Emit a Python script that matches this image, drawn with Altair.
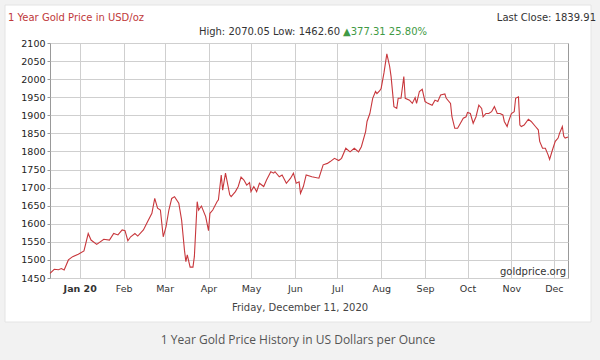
import altair as alt
import pandas as pd

# ---------------- data ----------------
dates = [
    "2019-12-11", "2019-12-14", "2019-12-17", "2019-12-19", "2019-12-21", "2019-12-24",
    "2019-12-27", "2019-12-31", "2020-01-04", "2020-01-07", "2020-01-09", "2020-01-13",
    "2020-01-18", "2020-01-22", "2020-01-25", "2020-01-28", "2020-01-31", "2020-02-02",
    "2020-02-04", "2020-02-06", "2020-02-09", "2020-02-11", "2020-02-15", "2020-02-18",
    "2020-02-21", "2020-02-23", "2020-02-25", "2020-02-27", "2020-02-29", "2020-03-02",
    "2020-03-04", "2020-03-06", "2020-03-08", "2020-03-11", "2020-03-13", "2020-03-15",
    "2020-03-16", "2020-03-17", "2020-03-19", "2020-03-21", "2020-03-22", "2020-03-24",
    "2020-03-25", "2020-03-27", "2020-03-30", "2020-04-01", "2020-04-02", "2020-04-04",
    "2020-04-07", "2020-04-08", "2020-04-10", "2020-04-11", "2020-04-13", "2020-04-16",
    "2020-04-17", "2020-04-20", "2020-04-22", "2020-04-24", "2020-04-26", "2020-04-28",
    "2020-04-30", "2020-05-01", "2020-05-03", "2020-05-05", "2020-05-07", "2020-05-10",
    "2020-05-12", "2020-05-15", "2020-05-17", "2020-05-18", "2020-05-21", "2020-05-23",
    "2020-05-26", "2020-05-29", "2020-05-31", "2020-06-02", "2020-06-04", "2020-06-05",
    "2020-06-07", "2020-06-09", "2020-06-13", "2020-06-18", "2020-06-21", "2020-06-24",
    "2020-06-26", "2020-06-29", "2020-07-02", "2020-07-04", "2020-07-07", "2020-07-10",
    "2020-07-13", "2020-07-16", "2020-07-18", "2020-07-21", "2020-07-22", "2020-07-24",
    "2020-07-26", "2020-07-28", "2020-07-29", "2020-07-31", "2020-08-01", "2020-08-03",
    "2020-08-05", "2020-08-07", "2020-08-08", "2020-08-10", "2020-08-12", "2020-08-13",
    "2020-08-15", "2020-08-17", "2020-08-18", "2020-08-21", "2020-08-23", "2020-08-25",
    "2020-08-26", "2020-08-28", "2020-08-30", "2020-09-01", "2020-09-03", "2020-09-06",
    "2020-09-08", "2020-09-10", "2020-09-12", "2020-09-15", "2020-09-16", "2020-09-19",
    "2020-09-20", "2020-09-22", "2020-09-24", "2020-09-26", "2020-09-28", "2020-09-30",
    "2020-10-01", "2020-10-03", "2020-10-05", "2020-10-07", "2020-10-09", "2020-10-11",
    "2020-10-12", "2020-10-14", "2020-10-16", "2020-10-18", "2020-10-20", "2020-10-22",
    "2020-10-24", "2020-10-26", "2020-10-27", "2020-10-29", "2020-10-30", "2020-11-01",
    "2020-11-03", "2020-11-04", "2020-11-06", "2020-11-07", "2020-11-08", "2020-11-10",
    "2020-11-13", "2020-11-15", "2020-11-18", "2020-11-20", "2020-11-21", "2020-11-23",
    "2020-11-25", "2020-11-27", "2020-11-28", "2020-11-30", "2020-12-02", "2020-12-04",
    "2020-12-05", "2020-12-07", "2020-12-08", "2020-12-09", "2020-12-11",
]
prices = [
    1463, 1474, 1473, 1476, 1472, 1500,
    1509, 1516, 1525, 1573, 1555, 1543,
    1557, 1555, 1573, 1569, 1583, 1581,
    1553, 1564, 1573, 1566, 1583, 1606,
    1629, 1670, 1643, 1638, 1564, 1592,
    1638, 1670, 1675, 1657, 1610, 1527,
    1495, 1514, 1480, 1480, 1509, 1661,
    1638, 1649, 1620, 1581, 1629, 1638,
    1661, 1666, 1735, 1693, 1740, 1680,
    1675, 1689, 1703, 1729, 1721, 1707,
    1714, 1689, 1703, 1689, 1712, 1703,
    1721, 1744, 1740, 1744, 1730, 1735,
    1712, 1726, 1740, 1712, 1716, 1684,
    1703, 1735, 1730, 1726, 1763, 1767,
    1772, 1781, 1775, 1781, 1809, 1799,
    1809, 1799, 1813, 1855, 1883, 1905,
    1947, 1966, 1960, 1968, 1975, 2018,
    2070, 2035, 2007, 1924, 1919, 1947,
    1947, 2007, 1947, 1942, 1933, 1949,
    1933, 1966, 1972, 1938, 1933, 1928,
    1942, 1938, 1956, 1959, 1947, 1933,
    1896, 1864, 1864, 1878, 1892, 1896,
    1908, 1905, 1878, 1896, 1928, 1919,
    1896, 1905, 1905, 1910, 1924, 1905,
    1905, 1901, 1883, 1869, 1883, 1905,
    1910, 1947, 1951, 1873, 1869, 1873,
    1889, 1883, 1869, 1860, 1828, 1809,
    1809, 1790, 1778, 1804, 1828, 1837,
    1850, 1869, 1842, 1837, 1840,
]
y_ticks = [1450, 1500, 1550, 1600, 1650, 1700, 1750, 1800, 1850, 1900, 1950, 2000, 2050, 2100]

title_left = "1 Year Gold Price in USD/oz"
title_right = "Last Close: 1839.91"
stats_text = "High: 2070.05 Low: 1462.60"
change_text = "\u25b2377.31 25.80%"
source_text = "goldprice.org"
date_text = "Friday, December 11, 2020"
caption_text = "1 Year Gold Price History in US Dollars per Ounce"

df = pd.DataFrame({"date": dates, "price": prices})
one = pd.DataFrame({"k": [0]})

FONT = "DejaVu Sans"
W, H = 518, 235

x_enc = alt.X(
    "date:T",
    scale=alt.Scale(
        type="utc",
        domain=[alt.DateTime(year=2019, month=12, date=11, utc=True),
                alt.DateTime(year=2020, month=12, date=11, utc=True)],
    ),
    axis=alt.Axis(
        title=None,
        tickCount={"interval": "month", "step": 1},
        labelExpr="utcmonth(datum.value) == 0 ? 'Jan ' + utcFormat(datum.value, '%y') : utcFormat(datum.value, '%b')",
        labelFontWeight={"condition": {"test": "utcmonth(datum.value) == 0", "value": "bold"}, "value": "normal"},
        grid=True,
        gridColor="#cfcfcf",
        domain=False,
        ticks=False,
        labelPadding=5,
        labelFont=FONT,
        labelFontSize=9.5,
        labelColor="#333333",
    ),
)
y_enc = alt.Y(
    "price:Q",
    scale=alt.Scale(domain=[1450, 2100], nice=False, zero=False),
    axis=alt.Axis(
        title=None,
        values=y_ticks,
        format="d",
        grid=True,
        gridColor="#cfcfcf",
        domain=False,
        ticks=True,
        tickSize=3,
        tickColor="#999999",
        labelPadding=2,
        labelFont=FONT,
        labelFontSize=9.5,
        labelColor="#222222",
    ),
)

line = alt.Chart(df).mark_line(color="#c8373c", strokeWidth=1.1).encode(x=x_enc, y=y_enc)

GRAY = "#f2f2f2"
# grey frame around the white card (outside the plot area)
frame_bottom = alt.Chart(one).mark_rect(color=GRAY).encode(
    x=alt.value(-50), x2=alt.value(550), y=alt.value(279), y2=alt.value(317))
frame_top = alt.Chart(one).mark_rect(color=GRAY).encode(
    x=alt.value(-50), x2=alt.value(550), y=alt.value(-43), y2=alt.value(-38))
frame_left = alt.Chart(one).mark_rect(color=GRAY).encode(
    x=alt.value(-50), x2=alt.value(-45), y=alt.value(-43), y2=alt.value(317))
frame_right = alt.Chart(one).mark_rect(color=GRAY).encode(
    x=alt.value(541), x2=alt.value(550), y=alt.value(-43), y2=alt.value(317))
card_border = alt.Chart(one).mark_rect(fill=None, stroke="#e4e4e4", strokeWidth=1).encode(
    x=alt.value(-45), x2=alt.value(541), y=alt.value(-38), y2=alt.value(279))


def txt(text, x, y, align="left", color="#333333", size=9.5, font=FONT, weight="normal"):
    return alt.Chart(one).mark_text(
        text=text, align=align, baseline="alphabetic", color=color,
        fontSize=size, font=font, fontWeight=weight,
    ).encode(x=alt.value(x), y=alt.value(y))


texts = [
    txt(title_left, -42, -22, color="#c0393b", size=10),
    txt(title_right, 546, -22, align="right", color="#333333", size=10),
    txt(stats_text, 290, -8, align="right", color="#333333", size=10),
    txt(change_text, 293, -8, align="left", color="#3f9a45", size=10),
    txt(source_text, 516, 232, align="right", color="#333333", size=10),
    txt(date_text, 250, 268, align="center", color="#444444", size=10),
    txt(caption_text, 248, 301, align="center", color="#555555", size=12, font="Open Sans"),
]

chart = alt.layer(
    frame_bottom, frame_top, frame_left, frame_right, card_border, line, *texts
).properties(
    width=W,
    height=H,
    autosize=alt.AutoSizeParams(type="none"),
    padding={"left": 50, "top": 43, "right": 32, "bottom": 82},
).configure(
    background="#ffffff",
).configure_view(
    stroke="#999999",
    strokeWidth=1,
)

chart.save("out.html", embed_options={"renderer": "svg", "actions": False})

*DIRECTIONS FOR THIS TASK:* Please restate the material above line by line, exactly, beginning at its first line and ending with the line that contains "import pandas as pd", without any pictures.

*FULL OUTPUT:*
Emit a Python script that matches this image, drawn with Altair.
import altair as alt
import pandas as pd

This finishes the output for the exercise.